Son intérêt de la chose publique qui s’est manifesté très tôt par son engagement dans le mouvement de Libération Nationale puis par son élection à la Première Assemblée Nationale et son désir de participer encore plus activement au développement de son pays le poussent à accepter la carrière diplomatique qu’on lui propose en 1962.
Ambassadeur durant vingt cinq ans, il réussit pleinement dans ses fonctions. Pour preuve, l’excellent souvenir qu’il laisse jusqu’à présent en Algérie et la réussite des missions diplomatiques importantes dont il est chargé auprès de la CNUCED, de l’ONUDI et de l’OUA., en sa qualité de chef de la délégation tunisienne.
Nous avons découvert, à l’occasion du congrès de chirurgie de mai 2005, ses talents de conteur et de conférencier quand il fit l’exposé de la philosophie d’Averroès, avec ses deux ordres de vérité, la raison et la croyance. Véritable plaidoyer en faveur d’une réforme rationalisante de la pensée islamique à laquelle l’auditoire adhéra pleinement.
« Averroès dont la pensée et les commentaires des philosophes grecs et du corpus aristotélicien en particulier ne sont pas étrangers à la renaissance européenne, n’a-t-il pas légitimé, en religion, le recours à la philosophie, à la raison et à la logique ? En fait, et c’est là le véritable miracle de cette époque, des penseurs musulmans, qui n’ont rien renié de leur foi, bien au contraire, ont fait assister le monde médiéval à la genèse d’un événement capital pour le monde des idées : l’existence en droit du philosophe et du savant dans la cité musulmane et la définition de la philosophie et de la logique comme possibilité d’un discours humain qui ne puiserait sa vérité qu’en lui-même et non dans la révélation ».

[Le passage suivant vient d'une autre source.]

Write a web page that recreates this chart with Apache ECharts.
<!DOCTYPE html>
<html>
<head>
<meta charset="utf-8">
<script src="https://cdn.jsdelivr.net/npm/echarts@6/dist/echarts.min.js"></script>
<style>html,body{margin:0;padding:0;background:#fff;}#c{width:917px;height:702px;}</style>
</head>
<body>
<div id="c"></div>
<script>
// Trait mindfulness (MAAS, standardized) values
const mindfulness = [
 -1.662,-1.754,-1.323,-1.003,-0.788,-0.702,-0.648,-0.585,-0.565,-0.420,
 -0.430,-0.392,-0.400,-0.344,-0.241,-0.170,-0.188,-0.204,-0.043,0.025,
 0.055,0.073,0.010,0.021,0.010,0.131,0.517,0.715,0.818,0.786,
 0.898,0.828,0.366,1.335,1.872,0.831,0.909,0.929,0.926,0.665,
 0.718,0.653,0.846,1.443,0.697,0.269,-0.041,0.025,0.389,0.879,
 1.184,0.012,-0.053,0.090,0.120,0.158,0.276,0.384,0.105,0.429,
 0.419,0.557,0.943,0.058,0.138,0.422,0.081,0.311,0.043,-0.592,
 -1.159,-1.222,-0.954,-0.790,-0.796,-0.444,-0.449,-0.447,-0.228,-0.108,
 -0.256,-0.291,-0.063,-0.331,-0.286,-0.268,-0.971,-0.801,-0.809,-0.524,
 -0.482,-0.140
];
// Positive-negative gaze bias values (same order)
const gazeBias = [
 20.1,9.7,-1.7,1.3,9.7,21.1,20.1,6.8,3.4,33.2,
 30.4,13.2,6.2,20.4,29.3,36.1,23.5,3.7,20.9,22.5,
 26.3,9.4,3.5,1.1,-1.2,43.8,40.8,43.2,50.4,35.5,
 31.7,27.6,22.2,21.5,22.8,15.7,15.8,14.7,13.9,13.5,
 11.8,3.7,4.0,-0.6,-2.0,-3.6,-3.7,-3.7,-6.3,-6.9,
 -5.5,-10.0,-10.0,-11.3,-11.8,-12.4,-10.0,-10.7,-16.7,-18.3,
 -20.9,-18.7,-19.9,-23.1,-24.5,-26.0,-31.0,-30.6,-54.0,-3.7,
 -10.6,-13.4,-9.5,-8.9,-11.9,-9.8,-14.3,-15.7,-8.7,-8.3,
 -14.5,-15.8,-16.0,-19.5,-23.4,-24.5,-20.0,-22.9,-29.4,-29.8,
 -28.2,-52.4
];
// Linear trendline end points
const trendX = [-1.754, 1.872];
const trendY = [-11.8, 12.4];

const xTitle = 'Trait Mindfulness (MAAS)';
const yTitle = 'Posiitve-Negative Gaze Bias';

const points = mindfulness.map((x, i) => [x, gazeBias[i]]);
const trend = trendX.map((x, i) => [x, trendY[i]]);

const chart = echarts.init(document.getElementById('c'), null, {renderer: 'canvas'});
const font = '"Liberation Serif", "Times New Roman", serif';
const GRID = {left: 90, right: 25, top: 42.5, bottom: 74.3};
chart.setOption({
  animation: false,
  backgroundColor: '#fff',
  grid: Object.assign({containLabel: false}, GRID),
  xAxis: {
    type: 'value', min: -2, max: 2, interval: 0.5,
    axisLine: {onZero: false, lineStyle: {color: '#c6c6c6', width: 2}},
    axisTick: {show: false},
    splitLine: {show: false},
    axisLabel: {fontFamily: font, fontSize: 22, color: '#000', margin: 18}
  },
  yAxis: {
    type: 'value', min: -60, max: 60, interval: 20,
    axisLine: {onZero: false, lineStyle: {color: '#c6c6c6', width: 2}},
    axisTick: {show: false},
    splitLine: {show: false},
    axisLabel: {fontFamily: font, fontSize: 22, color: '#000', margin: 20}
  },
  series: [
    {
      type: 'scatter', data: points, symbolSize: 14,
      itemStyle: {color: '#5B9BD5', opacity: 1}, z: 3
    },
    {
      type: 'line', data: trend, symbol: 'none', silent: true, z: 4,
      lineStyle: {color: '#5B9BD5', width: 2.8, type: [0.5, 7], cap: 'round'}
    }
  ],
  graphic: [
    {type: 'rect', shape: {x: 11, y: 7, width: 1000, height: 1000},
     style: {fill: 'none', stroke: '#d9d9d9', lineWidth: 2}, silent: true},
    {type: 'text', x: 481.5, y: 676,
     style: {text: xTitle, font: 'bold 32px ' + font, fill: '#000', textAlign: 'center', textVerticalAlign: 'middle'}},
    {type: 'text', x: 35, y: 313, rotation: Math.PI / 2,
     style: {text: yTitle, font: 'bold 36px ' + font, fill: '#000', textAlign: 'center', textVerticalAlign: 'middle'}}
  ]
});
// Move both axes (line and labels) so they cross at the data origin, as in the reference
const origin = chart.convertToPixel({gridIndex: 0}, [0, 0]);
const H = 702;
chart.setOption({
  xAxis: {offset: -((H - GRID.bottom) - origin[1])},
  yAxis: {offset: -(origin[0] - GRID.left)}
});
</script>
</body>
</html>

J’ai eu l’honneur de présenter lors du congrès de Chirurgie de mai 2007 à Nabeul Mahmoud Maamouri qui allait nous gratifier d’une conférence magistrale intitulée Orient-Occident, les défis d’une synthèse. L’Occident et l’Orient. Deux mondes plus souvent antagonistes que partenaires qui se sont souvent combattus. Un antagonisme marqué par l’arrogance de l’Occident.
« Les races supérieures ont un devoir vis-à-vis des races inférieures […]. Elles ont le devoir de civiliser les races inférieures. » C’est ainsi que Jules Ferry s’exprimait, lui qui avait rendu l’enseignement public gratuit, laïc et obligatoire pour justifier l’intervention militaire. Propos dénoncés comme une faute politique grave par le nouveau Président de la République Française François Hollande.

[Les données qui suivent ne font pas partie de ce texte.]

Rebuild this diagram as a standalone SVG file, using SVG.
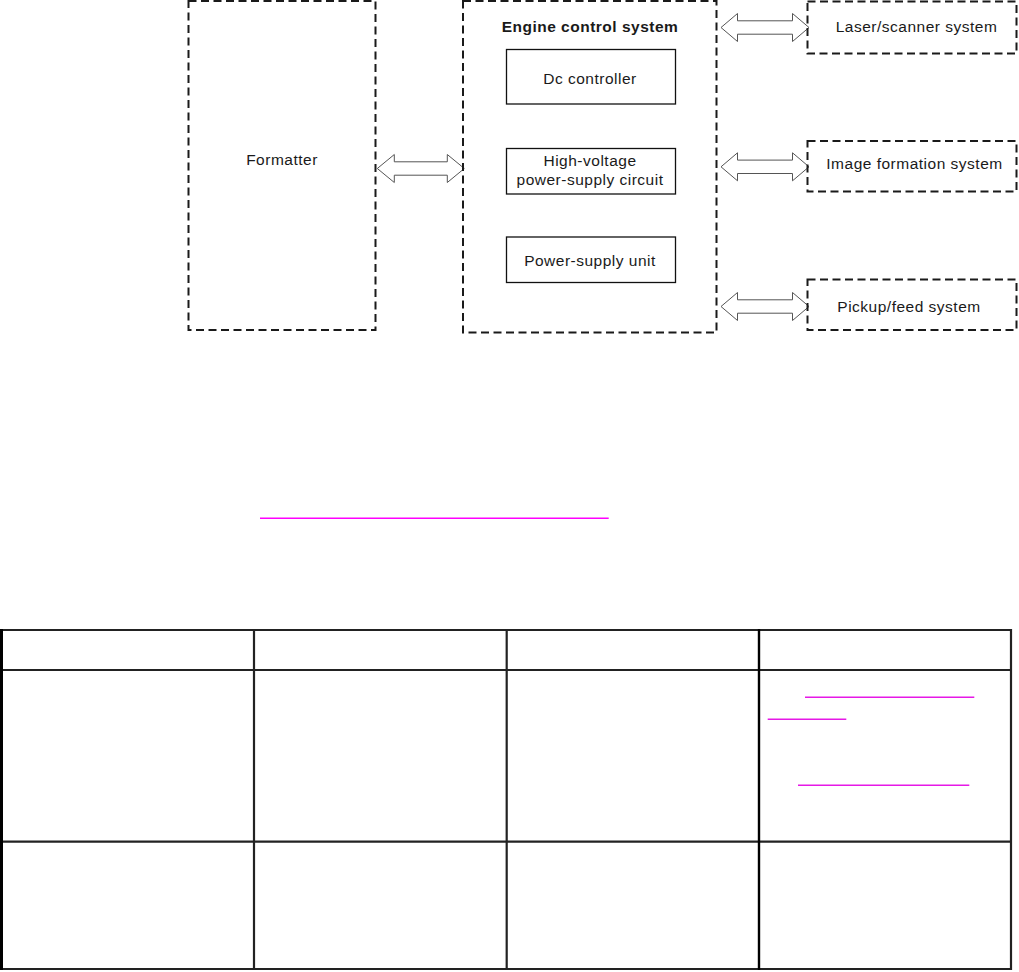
<svg xmlns="http://www.w3.org/2000/svg" width="1019" height="972" viewBox="0 0 1019 972">
<style>
.dash{fill:none;stroke:#1a1a1a;stroke-width:2;stroke-dasharray:8 4.5}
.solid{fill:#fff;stroke:#111;stroke-width:1.3}
.t{font-family:"Liberation Sans",Arial,sans-serif;font-size:15.5px;letter-spacing:0.5px;fill:#1a1a1a;text-anchor:middle}
.b{font-weight:bold}
.arr{fill:#fff;stroke:#555;stroke-width:1}
.tbl{stroke:#222;stroke-width:2.2;fill:none}
.link{stroke:#ff00ff;stroke-width:1.4}
.link2{stroke:#e619e6;stroke-width:1.5}
</style>
<rect width="1019" height="972" fill="#fff"/>
<g id="connectors">
<path class="arr" d="M377.3,168.5 L394.3,154.5 L394.3,161.8 L447.3,161.8 L447.3,154.5 L464.3,168.5 L447.3,182.5 L447.3,175.2 L394.3,175.2 L394.3,182.5 Z"/>
<path class="arr" d="M721,27.5 L737.5,13.5 L737.5,20.8 L792.5,20.8 L792.5,13.5 L809,27.5 L792.5,41.5 L792.5,34.2 L737.5,34.2 L737.5,41.5 Z"/>
<path class="arr" d="M721,166.8 L737.5,152.8 L737.5,160.1 L792.5,160.1 L792.5,152.8 L809,166.8 L792.5,180.8 L792.5,173.5 L737.5,173.5 L737.5,180.8 Z"/>
<path class="arr" d="M721,306.5 L737.5,292.5 L737.5,299.8 L792.5,299.8 L792.5,292.5 L809,306.5 L792.5,320.5 L792.5,313.2 L737.5,313.2 L737.5,320.5 Z"/>
</g>
<g id="formatter">
<rect class="dash" x="188.5" y="1" width="187" height="329"/>
<text class="t" x="282" y="165">Formatter</text>
</g>
<g id="engine">
<rect class="dash" x="463" y="1" width="253.5" height="331.5"/>
<text class="t b" x="590" y="31.5">Engine control system</text>
</g>
<g id="dc">
<rect class="solid" x="506.5" y="49.5" width="169" height="54.5"/>
<text class="t" x="590" y="84">Dc controller</text>
</g>
<g id="hv">
<rect class="solid" x="506.5" y="148.5" width="169" height="45.5"/>
<text class="t" x="590" y="166">High-voltage</text>
<text class="t" x="590" y="184.5">power-supply circuit</text>
</g>
<g id="psu">
<rect class="solid" x="506.5" y="237" width="169" height="45.5"/>
<text class="t" x="590" y="265.7">Power-supply unit</text>
</g>
<g id="laser">
<rect class="dash" x="807.5" y="1.5" width="209" height="52"/>
<text class="t" x="916.5" y="32">Laser/scanner system</text>
</g>
<g id="image">
<rect class="dash" x="807.5" y="141" width="209" height="50.5"/>
<text class="t" x="914.5" y="169">Image formation system</text>
</g>
<g id="pickup">
<rect class="dash" x="807.5" y="279.5" width="209" height="50.5"/>
<text class="t" x="909" y="311.7">Pickup/feed system</text>
</g>
<g id="link">
<line class="link" x1="260" y1="518.3" x2="608.7" y2="518.3"/>
</g>
<g id="table">
<line class="tbl" x1="1" y1="630" x2="1012" y2="630"/>
<line class="tbl" x1="1" y1="670" x2="1012" y2="670"/>
<line class="tbl" x1="1" y1="841.7" x2="1012" y2="841.7"/>
<line class="tbl" x1="1" y1="969" x2="1012" y2="969"/>
<line stroke="#000" stroke-width="3" x1="1.5" y1="629" x2="1.5" y2="970"/>
<line class="tbl" x1="254" y1="629" x2="254" y2="970"/>
<line class="tbl" x1="506.7" y1="629" x2="506.7" y2="970"/>
<line stroke="#000" stroke-width="2.4" x1="759" y1="629" x2="759" y2="970"/>
<line class="tbl" x1="1011" y1="629" x2="1011" y2="970"/>
<line class="link2" x1="805" y1="697.3" x2="974.3" y2="697.3"/>
<line class="link2" x1="767.7" y1="719.3" x2="846.3" y2="719.3"/>
<line class="link2" x1="798" y1="785.3" x2="969.3" y2="785.3"/>
</g>
</svg>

En fait, l’un des inventeurs de cette théorie de la mission civilisatrice de l’Occident qui constituera l’habillage de l’œuvre coloniale de l’Europe au XIXe siècle n’est autre que le Napoléon Bonaparte de l’expédition en Égypte.

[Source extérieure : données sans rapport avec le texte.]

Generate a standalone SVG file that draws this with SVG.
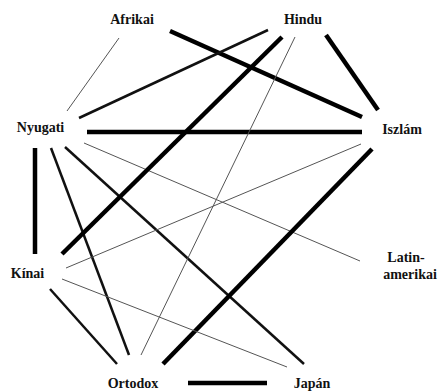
<svg xmlns="http://www.w3.org/2000/svg" width="439" height="392" viewBox="0 0 439 392">
<style>
text{font-family:"Liberation Serif","Times New Roman",serif;font-weight:bold;font-size:14px;fill:#111;text-anchor:middle}
.thin{stroke:#555;stroke-width:1}
.med{stroke:#111;stroke-width:2.5}
.thick{stroke:#000;stroke-width:4.5}
</style>
<rect width="439" height="392" fill="#fff"/>
<g id="connectors" fill="none">
<line class="thin" x1="119" y1="38" x2="67" y2="111"/>
<line class="thick" x1="170" y1="31" x2="362" y2="117"/>
<line class="med" x1="79" y1="118" x2="268" y2="30"/>
<line class="thick" x1="87" y1="132" x2="362" y2="132"/>
<line class="thin" x1="84" y1="143" x2="360" y2="261"/>
<line class="thick" x1="35" y1="148" x2="35" y2="254"/>
<line class="med" x1="51" y1="148" x2="129" y2="355"/>
<line class="med" x1="65" y1="147" x2="304" y2="364"/>
<line class="thick" x1="282" y1="37" x2="62" y2="254"/>
<line class="thin" x1="295" y1="37" x2="141" y2="355"/>
<line class="thick" x1="326" y1="35" x2="378" y2="110"/>
<line class="thin" x1="361" y1="144" x2="66" y2="268"/>
<line class="thick" x1="372" y1="149" x2="163" y2="364"/>
<line class="thin" x1="62" y1="279" x2="287" y2="367"/>
<line class="med" x1="50" y1="289" x2="117" y2="364"/>
<line class="thick" x1="188" y1="383" x2="267" y2="383"/>
</g>
<g id="afrikai"><text x="132" y="24">Afrikai</text></g>
<g id="hindu"><text x="303" y="24">Hindu</text></g>
<g id="nyugati"><text x="40.5" y="132">Nyugati</text></g>
<g id="iszlam"><text x="402" y="134">Iszlám</text></g>
<g id="latinamerikai"><text x="406" y="262">Latin-</text><text x="410" y="279">amerikai</text></g>
<g id="kinai"><text x="27.5" y="278">Kínai</text></g>
<g id="ortodox"><text x="133" y="388">Ortodox</text></g>
<g id="japan"><text x="312" y="388">Japán</text></g>
</svg>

A l’issue de cette conférence, il m’a demandé d’en faire une synthèse qui a reçu son aval pour être publiée.
Je vous la confie, elle est en effet d’un intérêt présent et le reflet de la culture d’historien de notre ami disparu.
Tout au long de sa carrière il a manifesté ses talents d’écrivain. Il est notamment l’auteur d’un ouvrage sur l’expérience chinoise, Vent d’Est, ainsi que de plusieurs essais traitant de sujets politiques, économiques et sociaux.
Je dédie cet hommage d’amitié aux proches de Mahmoud Maamouri, à ses enfants et à son épouse Sarra qui a été toujours présente à ses côtés au cours de cette riche carrière et qui a su lui transmettre son goût et ses dons pour la peinture, la céramique er les arts plastiques.